Kamis, 30 Juni 2011

when goodwill turned ugly!



'Tadi miskol y?'



'Iya. Katanya mo nganter ke bandara.'



'Hari ini to!?!?'



'Iya. Yaudah, gapapa. Udah mo boarding juga.'





Antrian hari itu tak lebih pendek dari antrian maskapai
lain. Setelah lebih dari setahun, saya kembali memilih Air Asia untuk
penerbangan Medan - Surabaya. Sepertinya banyak sekali yang berubah dari
maskapai ini. Entah apa saja, namun rasanya banyak sekali. Atau mungkin saya
sudah lupa karena tidak pernah lagi terbang dengan yang ini. Sebenarnya tujuan
akhir saya adalah Jogja, tapi karena kurangnya persiapan menghadapi liburan
terpaksa terbang ke Surabaya baru entah bagaimana caranya menuju Jogja. Harga tiket
mahal sekali, jalur Medan - Surabaya jadi jalur termurah dari Medan menuju ke
salah satu kota di Jawa. Yang lain.... unthinkable.





Kebetulan dapat kursi idaman. Emergency exit yang deret
kedua. Luas untuk selonjoran. Tidak seperti yang deret pertama. Bisa selonjoran
juga tapi tanpa reclining seat karena baris di belakangnya adalah jalan
evakuasi. Sayangnya tidak dekat jendela, artinya melewatkan kesempatan dapat
obyek foto di langit. Meski sudah puluhan kali duduk di samping jendela dengan
hasilfoto yang mengecewakan, saya masih menyimpan harapan akan ada awan atau
apa yang pengen difoto.





Yang duduk di aisle atau sebelah kiri saya tampak seperti
seorang eksekutif yang tak lagi muda. Rambutnya klimis dengan minyak rambut,
mungkin yang penghabisan karena tak semuanya basah. Jas hijau tua tebal yang
mengingatkan saya pada coat milik tokoh kartun hasil karya Herge. Sebuah
telepon genggam merk terkenal yang sedang meracuni kawula muda lekat di
jari-jari tangannya. Dia pencet sana sini dengan sibuknya. Sebuah aplikasi
pemutar musik nampak di layar. Semakin saya perhatikan semakin asyik dengan
gadgetnya. 'Penggemar Lady Gaga', batin saya ketika muncul tulisan 'Poker face'
di layar yang tak lebih dari 4 inci itu. Saking kuatnya suara pemutar musik,
terdengar jelas sampai ke seberang telinga saya. 'Benar-benar fans berat!'





Tak berapa lama, datang seorang flight attendant laki-laki
yang bersiap melakukan peragaan keselamatan. 'Due to civil aviation ... ' Si
Abangpun mulai memeragakan peralatan keselamatan. Tak kalah cekatan dengan
flight attendant lain yang umumnya perempuan. Si eksekutif yang tak lagi muda
(SEYTLM) nampak larut dalam musik yang berdentum. Kali ini memutar 'Telephone'
kalau saya tak salah dengar. Mungkin sudah terlalu sering SEYTLM mendengarkan
atau melihat peragaan keselamatan, tak sedikitpun dia menaruh perhatian. Entah
karena flight attendantnya laki-laki atau ada alasan yang lain.

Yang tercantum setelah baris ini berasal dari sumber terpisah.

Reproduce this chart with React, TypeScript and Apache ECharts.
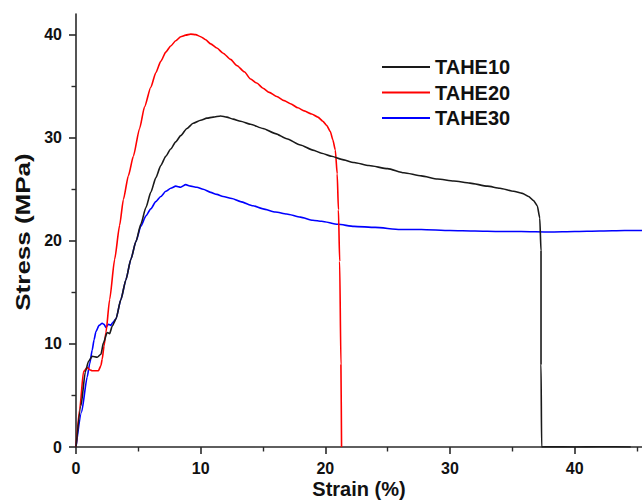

'Mohon perhatian bapak-bapak. Anda sekarang sedang duduk
dekat dengan jendela darurat.....



...... Ada pertanyaan?'





Tidak ada yang bertanya. Segera flight attendant beranjak
dari tempat dia berdiri hampir 15 menit. Namun, segera SEYTLM menghalangi
langkah flight attendant dengan tangannya. Sontak flight attendant terkejut.
SEYTLM mencoba meraih telinga flight attendant. Nampaknya SEYTLM ingin
membisikkan sesuatu. Tanpa menyadari earphone sedang menyumpal telinganya dan
memutar lagunya keras-keras, SEYTLM dengan lantang 'berbisik' .. 'Mas,
resletingnya melorot!'.





Semua orang di sekeliling kami mencoba menyembunyikan ekspresi.



Ada yang tersenyum dengan kalimat 'Sudahlah, tidak apa-apa.'



Seorang ibu yang menutup wajahnya.



Saya sendiri baru tau ketika SEYTLM 'membisikkan' kalimat
yang berhasil membuat flight attendant malu setengah mati. Namun tak sempat
melirik resletingnya, saya menutup mata dan berpikir. Bahkan niat baikpun bisa
jadi runyam.

Maybe its a slapstick Warkop DKI kinda joke, but its a real thing to me.